Elie Wiesel the voice of 6 million Jews who were murdered during the Holocaust at the hands of the Nazis may be gone but he will never be forgotten.
Wiesel died last Saturday on July 2. Friday, July 8, marks the last day of his Shiva (the traditional seven days of formal mourning Jews observe for the dead).
Wiesel was born on September 30, 1928, in Sighet, Romania in the Carpathian mountains.
As the New York Times reported in his obituary “his idyllic childhood was shattered in the spring of 1944 when the Nazis marched into Hungary. With Allied troops fast approaching, many of Sighet’s Jews convinced themselves that they might be spared. But the city’s Jews were swiftly confined to two ghettos and then assembled for deportation.”
Elie dedicated his life to remembrance, reflection and principle. Elie made sure that the statement “Never Again” was not just directed toward Jews but it was meant for all innocents targeted because of who they are.
In March of 1944, Hungary was occupied by Germany and the Final Solution to exterminate Jews of Eastern Europe was underway.
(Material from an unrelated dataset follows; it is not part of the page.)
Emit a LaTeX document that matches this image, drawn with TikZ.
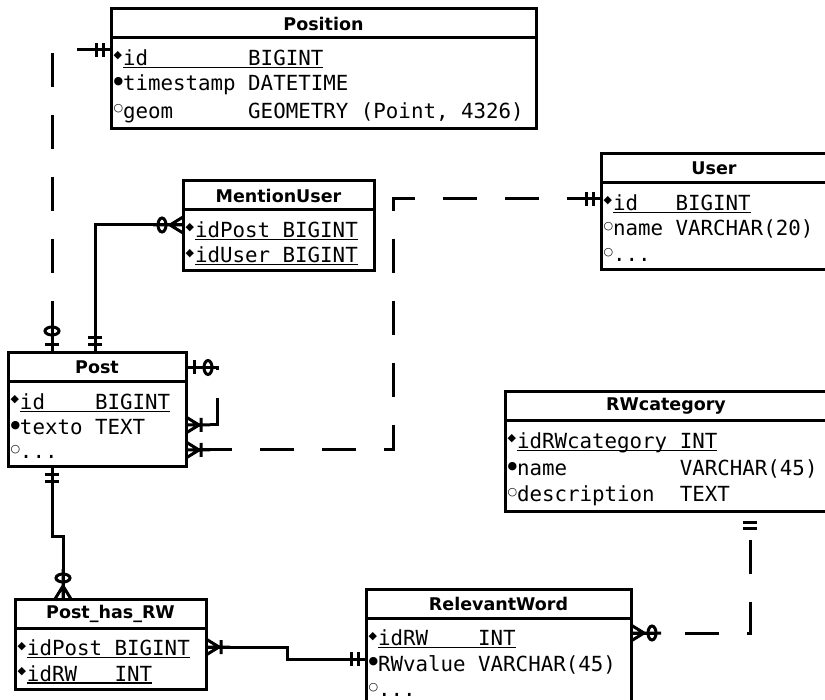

Elie was just 15 years old when he and his family along with his Jewish neighbors were rounded up and sent to locally set up ghettos.
Once settled in the ghettos the Jews of Hungary in May of 1944 were sent to Auschwitz concentration camp and shortly after their arrival 90 percent were exterminated in Auschwitz ovens or Birkeneu gas chambers. Elie’s mother and one of this three sisters were killed there. Wiesel and his father were sent to the Buchenwald concentration camp. His father died just a few weeks before liberation. Elie was freed after the camp was liberated by the U.S. 3rd Army on April 11, 1945. Elie survived the Holocaust with his two sisters and they were reunited in a French orphanage. Elie finally made his way to America in the mid 1950’s.
Elie dedicated his life to remembrance, reflection and principle. He vowed to tell the story of the Holocaust to the world and he did just that through his writings and speeches and through prayer. Elie made sure that the statement “Never Again” was not just directed toward Jews but it was meant for all innocents targeted because of who they are.
Elie was a deep thinker, a philosopher, poet, humanitarian, academic, author, Nobel laureate, but above all he was a loving husband, father and a proud American Jew. He loved his adopted country and contributed greatly to our society.
As a former U.S. Ambassador to the Republic of Hungary from 2001-2003 and a Jew, I was touched when in 2009 I read that Elie returned to Hungary for the first time since the Holocaust. He was welcomed and embraced by thousands of proud Hungarians. There he participated in conference with the Parliament and met with Prime Minister Bajnai and President Solyom.
The sad fact is that every day we lose Holocaust survivors. Soon there will be no more. There is nothing more powerful than victims of one of the darkest periods of human history telling of their first hand accounts of evil and to bear witness to a world that has not fully learned the lessons of extremism and evil masquerading as legitimate governments and society’s.
Elie may have been born in Europe but he was an American treasure. His life was lived for others. His words and deeds made a difference.
His contributions to our nation and the world were selfless and he leaves behind a legacy that will never be forgotten.
My wish is that Elie is now reunited with his family and friends and he can now fully enjoy the peace he so dearly deserves.
His Neshama – Hebrew for soul, is now shared in the words he left behind for all of us to heed: “Without memory, there is no culture. Without memory, there would be no civilization, no society, no future.”
Nancy G. Brinker is founder of Susan G. Komen and Race for the Cure. She served as ambassador to the Republic of Hungary from 2001-2003 and was chief of protocol at the State Department from 2007-2009.